Below is a listing; write it out exactly and drop any images from it.

* Provided material
════════
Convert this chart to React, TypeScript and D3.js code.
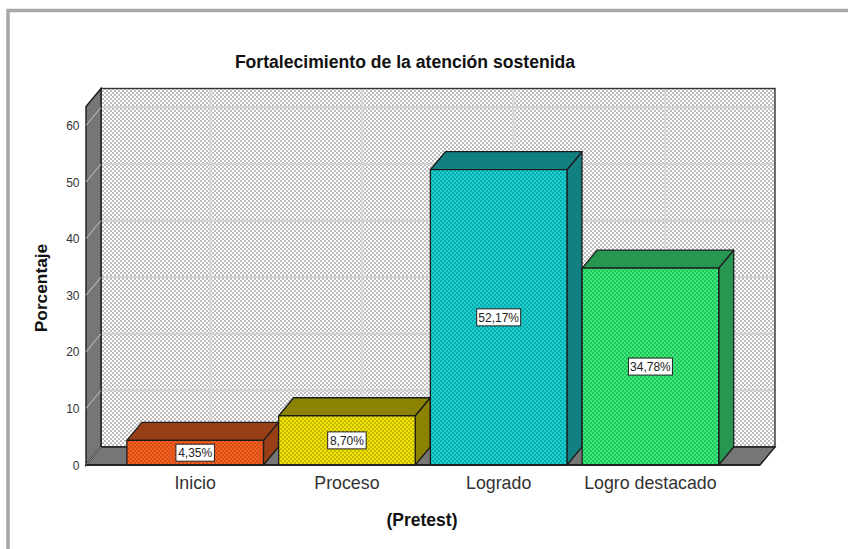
import React from "react";
import * as d3 from "d3";

const categories = ["Inicio", "Proceso", "Logrado", "Logro destacado"];
const values = [4.35, 8.7, 52.17, 34.78];
const valueLabels = ["4,35%", "8,70%", "52,17%", "34,78%"];
const frontColors = ["#fb5f1c", "#f2e400", "#17d2d2", "#36ee76"];
const dotColors = ["#cf4e1c", "#c4b800", "#10a8a8", "#28c060"];
const topColors = ["#993f18", "#8a8200", "#128080", "#269650"];
const yTicks = [0, 10, 20, 30, 40, 50, 60];
const titleText = "Fortalecimiento de la atención sostenida";
const yTitle = "Porcentaje";
const xTitle = "(Pretest)";

const W = 848;
const H = 549;
const DX = 15;
const DY = -18;
const FRONT_LEFT = 86;
const FRONT_RIGHT = 760;
const WALL_TOP = 88.5;

const y = d3.scaleLinear().domain([0, 60]).range([465, 125.4]);
const x = d3
  .scaleBand<string>()
  .domain(categories)
  .range([119.3, 726.3])
  .paddingInner(0.1)
  .paddingOuter(0.05);

const poly = (pts: [number, number][]) => {
  const p = d3.path();
  pts.forEach(([a, b], i) => (i ? p.lineTo(a, b) : p.moveTo(a, b)));
  p.closePath();
  return p.toString();
};

const FONT = "Liberation Sans, Arial, sans-serif";
const EDGE = "#1c1c1c";

function Dots({ id, bg, fg, size = 2 }: { id: string; bg: string; fg: string; size?: number }) {
  return (
    <pattern id={id} width={4} height={4} patternUnits="userSpaceOnUse">
      <rect width={4} height={4} fill={bg} />
      <rect x={0} y={0} width={size} height={size} fill={fg} />
      <rect x={2} y={2} width={size} height={size} fill={fg} />
    </pattern>
  );
}

export default function App() {
  const y0 = y(0);
  const wallL = FRONT_LEFT + DX;
  const wallR = FRONT_RIGHT + DX;
  const wallB = y0 + DY;
  return (
    <svg
      width={W}
      height={H}
      viewBox={`0 0 ${W} ${H}`}
      style={{ position: "absolute", left: 0, top: 0, background: "#fff" }}
    >
      <defs>
        <Dots id="wall" bg="#ffffff" fg="#bdbdbd" />
        {categories.map((c, i) => (
          <Dots key={c} id={`bar${i}`} bg={frontColors[i]} fg={dotColors[i]} />
        ))}
      </defs>

      <path d={`M8 549V10.5H848`} fill="none" stroke="#a8a8a8" strokeWidth={3.5} />

      <text x={405} y={68} textAnchor="middle" fontFamily={FONT} fontWeight={700} fontSize={17.6} fill="#111">
        {titleText}
      </text>

      {/* back wall */}
      <rect x={wallL} y={WALL_TOP} width={wallR - wallL} height={wallB - WALL_TOP} fill="url(#wall)" />
      {categories.map((c) => {
        const gx = (x(c) as number) + x.bandwidth() / 2 + DX;
        return <line key={c} x1={gx} x2={gx} y1={WALL_TOP} y2={wallB} stroke="#d8d8d8" strokeWidth={2.2} />;
      })}
      {yTicks.slice(1).map((t) => (
        <line key={t} x1={wallL} x2={wallR} y1={y(t) + DY} y2={y(t) + DY} stroke="#d2d2d2" strokeWidth={2.2} />
      ))}
      <rect x={wallL} y={WALL_TOP} width={wallR - wallL} height={wallB - WALL_TOP} fill="none" stroke="#333" strokeWidth={1.4} />

      {/* left wall */}
      <path
        d={poly([
          [FRONT_LEFT, y0],
          [wallL, wallB],
          [wallL, WALL_TOP],
          [FRONT_LEFT, WALL_TOP - DY],
        ])}
        fill="#767676"
        stroke={EDGE}
        strokeWidth={1.4}
      />
      {yTicks.slice(1).map((t) => (
        <line key={t} x1={FRONT_LEFT} x2={wallL} y1={y(t)} y2={y(t) + DY} stroke="#c8c8c8" strokeWidth={1} />
      ))}

      {/* floor */}
      <path
        d={poly([
          [FRONT_LEFT, y0],
          [wallL, wallB],
          [wallR, wallB],
          [FRONT_RIGHT, y0],
        ])}
        fill="#767676"
        stroke={EDGE}
        strokeWidth={1.4}
      />
      <line x1={FRONT_LEFT} x2={wallL} y1={y0} y2={wallB} stroke="#b0b0b0" strokeWidth={1} />

      {/* bars */}
      {categories.map((c, i) => {
        const bx = x(c) as number;
        const bw = x.bandwidth();
        const by = y(values[i]);
        return (
          <g key={c} stroke={EDGE} strokeWidth={1.3} strokeLinejoin="round">
            <path
              d={poly([
                [bx + bw, y0],
                [bx + bw + DX, y0 + DY],
                [bx + bw + DX, by + DY],
                [bx + bw, by],
              ])}
              fill={topColors[i]}
            />
            <path
              d={poly([
                [bx, by],
                [bx + DX, by + DY],
                [bx + bw + DX, by + DY],
                [bx + bw, by],
              ])}
              fill={topColors[i]}
            />
            <rect x={bx} y={by} width={bw} height={y0 - by} fill={`url(#bar${i})`} />
          </g>
        );
      })}

      {/* value labels */}
      {categories.map((c, i) => {
        const cx = (x(c) as number) + x.bandwidth() / 2;
        const cy = (y(values[i]) + y0) / 2;
        const w = i < 2 ? 38.5 : 44;
        return (
          <g key={c}>
            <rect x={cx - w / 2} y={cy - 8.5} width={w} height={17} fill="#fff" stroke="#222" strokeWidth={1} />
            <text x={cx} y={cy + 4.2} textAnchor="middle" fontFamily={FONT} fontSize={12} fill="#222">
              {valueLabels[i]}
            </text>
          </g>
        );
      })}

      {/* axes */}
      <line x1={FRONT_LEFT} x2={FRONT_RIGHT} y1={y0} y2={y0} stroke={EDGE} strokeWidth={1.6} />
      {yTicks.map((t) => (
        <text key={t} x={79.5} y={y(t) + 4.5} textAnchor="end" fontFamily={FONT} fontSize={12} fill="#333">
          {t}
        </text>
      ))}
      {categories.map((c) => (
        <text
          key={c}
          x={(x(c) as number) + x.bandwidth() / 2}
          y={488.5}
          textAnchor="middle"
          fontFamily={FONT}
          fontSize={17.8}
          fill="#333"
        >
          {c}
        </text>
      ))}
      <text x={422} y={526} textAnchor="middle" fontFamily={FONT} fontWeight={700} fontSize={17.5} fill="#111">
        {xTitle}
      </text>
      <text
        transform="translate(47,288) rotate(-90)"
        textAnchor="middle"
        fontFamily={FONT}
        fontWeight={700}
        fontSize={17.3}
        fill="#111"
      >
        {yTitle}
      </text>
    </svg>
  );
}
════════
* Correct answer
Convert this chart to React, TypeScript and D3.js code.
import React from "react";
import * as d3 from "d3";

const categories = ["Inicio", "Proceso", "Logrado", "Logro destacado"];
const values = [4.35, 8.7, 52.17, 34.78];
const valueLabels = ["4,35%", "8,70%", "52,17%", "34,78%"];
const frontColors = ["#fb5f1c", "#f2e400", "#17d2d2", "#36ee76"];
const dotColors = ["#cf4e1c", "#c4b800", "#10a8a8", "#28c060"];
const topColors = ["#993f18", "#8a8200", "#128080", "#269650"];
const yTicks = [0, 10, 20, 30, 40, 50, 60];
const titleText = "Fortalecimiento de la atención sostenida";
const yTitle = "Porcentaje";
const xTitle = "(Pretest)";

const W = 848;
const H = 549;
const DX = 15;
const DY = -18;
const FRONT_LEFT = 86;
const FRONT_RIGHT = 760;
const WALL_TOP = 88.5;

const y = d3.scaleLinear().domain([0, 60]).range([465, 125.4]);
const x = d3
  .scaleBand<string>()
  .domain(categories)
  .range([119.3, 726.3])
  .paddingInner(0.1)
  .paddingOuter(0.05);

const poly = (pts: [number, number][]) => {
  const p = d3.path();
  pts.forEach(([a, b], i) => (i ? p.lineTo(a, b) : p.moveTo(a, b)));
  p.closePath();
  return p.toString();
};

const FONT = "Liberation Sans, Arial, sans-serif";
const EDGE = "#1c1c1c";

function Dots({ id, bg, fg, size = 2 }: { id: string; bg: string; fg: string; size?: number }) {
  return (
    <pattern id={id} width={4} height={4} patternUnits="userSpaceOnUse">
      <rect width={4} height={4} fill={bg} />
      <rect x={0} y={0} width={size} height={size} fill={fg} />
      <rect x={2} y={2} width={size} height={size} fill={fg} />
    </pattern>
  );
}

export default function App() {
  const y0 = y(0);
  const wallL = FRONT_LEFT + DX;
  const wallR = FRONT_RIGHT + DX;
  const wallB = y0 + DY;
  return (
    <svg
      width={W}
      height={H}
      viewBox={`0 0 ${W} ${H}`}
      style={{ position: "absolute", left: 0, top: 0, background: "#fff" }}
    >
      <defs>
        <Dots id="wall" bg="#ffffff" fg="#bdbdbd" />
        {categories.map((c, i) => (
          <Dots key={c} id={`bar${i}`} bg={frontColors[i]} fg={dotColors[i]} />
        ))}
      </defs>

      <path d={`M8 549V10.5H848`} fill="none" stroke="#a8a8a8" strokeWidth={3.5} />

      <text x={405} y={68} textAnchor="middle" fontFamily={FONT} fontWeight={700} fontSize={17.6} fill="#111">
        {titleText}
      </text>

      {/* back wall */}
      <rect x={wallL} y={WALL_TOP} width={wallR - wallL} height={wallB - WALL_TOP} fill="url(#wall)" />
      {categories.map((c) => {
        const gx = (x(c) as number) + x.bandwidth() / 2 + DX;
        return <line key={c} x1={gx} x2={gx} y1={WALL_TOP} y2={wallB} stroke="#d8d8d8" strokeWidth={2.2} />;
      })}
      {yTicks.slice(1).map((t) => (
        <line key={t} x1={wallL} x2={wallR} y1={y(t) + DY} y2={y(t) + DY} stroke="#d2d2d2" strokeWidth={2.2} />
      ))}
      <rect x={wallL} y={WALL_TOP} width={wallR - wallL} height={wallB - WALL_TOP} fill="none" stroke="#333" strokeWidth={1.4} />

      {/* left wall */}
      <path
        d={poly([
          [FRONT_LEFT, y0],
          [wallL, wallB],
          [wallL, WALL_TOP],
          [FRONT_LEFT, WALL_TOP - DY],
        ])}
        fill="#767676"
        stroke={EDGE}
        strokeWidth={1.4}
      />
      {yTicks.slice(1).map((t) => (
        <line key={t} x1={FRONT_LEFT} x2={wallL} y1={y(t)} y2={y(t) + DY} stroke="#c8c8c8" strokeWidth={1} />
      ))}

      {/* floor */}
      <path
        d={poly([
          [FRONT_LEFT, y0],
          [wallL, wallB],
          [wallR, wallB],
          [FRONT_RIGHT, y0],
        ])}
        fill="#767676"
        stroke={EDGE}
        strokeWidth={1.4}
      />
      <line x1={FRONT_LEFT} x2={wallL} y1={y0} y2={wallB} stroke="#b0b0b0" strokeWidth={1} />

      {/* bars */}
      {categories.map((c, i) => {
        const bx = x(c) as number;
        const bw = x.bandwidth();
        const by = y(values[i]);
        return (
          <g key={c} stroke={EDGE} strokeWidth={1.3} strokeLinejoin="round">
            <path
              d={poly([
                [bx + bw, y0],
                [bx + bw + DX, y0 + DY],
                [bx + bw + DX, by + DY],
                [bx + bw, by],
              ])}
              fill={topColors[i]}
            />
            <path
              d={poly([
                [bx, by],
                [bx + DX, by + DY],
                [bx + bw + DX, by + DY],
                [bx + bw, by],
              ])}
              fill={topColors[i]}
            />
            <rect x={bx} y={by} width={bw} height={y0 - by} fill={`url(#bar${i})`} />
          </g>
        );
      })}

      {/* value labels */}
      {categories.map((c, i) => {
        const cx = (x(c) as number) + x.bandwidth() / 2;
        const cy = (y(values[i]) + y0) / 2;
        const w = i < 2 ? 38.5 : 44;
        return (
          <g key={c}>
            <rect x={cx - w / 2} y={cy - 8.5} width={w} height={17} fill="#fff" stroke="#222" strokeWidth={1} />
            <text x={cx} y={cy + 4.2} textAnchor="middle" fontFamily={FONT} fontSize={12} fill="#222">
              {valueLabels[i]}
            </text>
          </g>
        );
      })}

      {/* axes */}
      <line x1={FRONT_LEFT} x2={FRONT_RIGHT} y1={y0} y2={y0} stroke={EDGE} strokeWidth={1.6} />
      {yTicks.map((t) => (
        <text key={t} x={79.5} y={y(t) + 4.5} textAnchor="end" fontFamily={FONT} fontSize={12} fill="#333">
          {t}
        </text>
      ))}
      {categories.map((c) => (
        <text
          key={c}
          x={(x(c) as number) + x.bandwidth() / 2}
          y={488.5}
          textAnchor="middle"
          fontFamily={FONT}
          fontSize={17.8}
          fill="#333"
        >
          {c}
        </text>
      ))}
      <text x={422} y={526} textAnchor="middle" fontFamily={FONT} fontWeight={700} fontSize={17.5} fill="#111">
        {xTitle}
      </text>
      <text
        transform="translate(47,288) rotate(-90)"
        textAnchor="middle"
        fontFamily={FONT}
        fontWeight={700}
        fontSize={17.3}
        fill="#111"
      >
        {yTitle}
      </text>
    </svg>
  );
}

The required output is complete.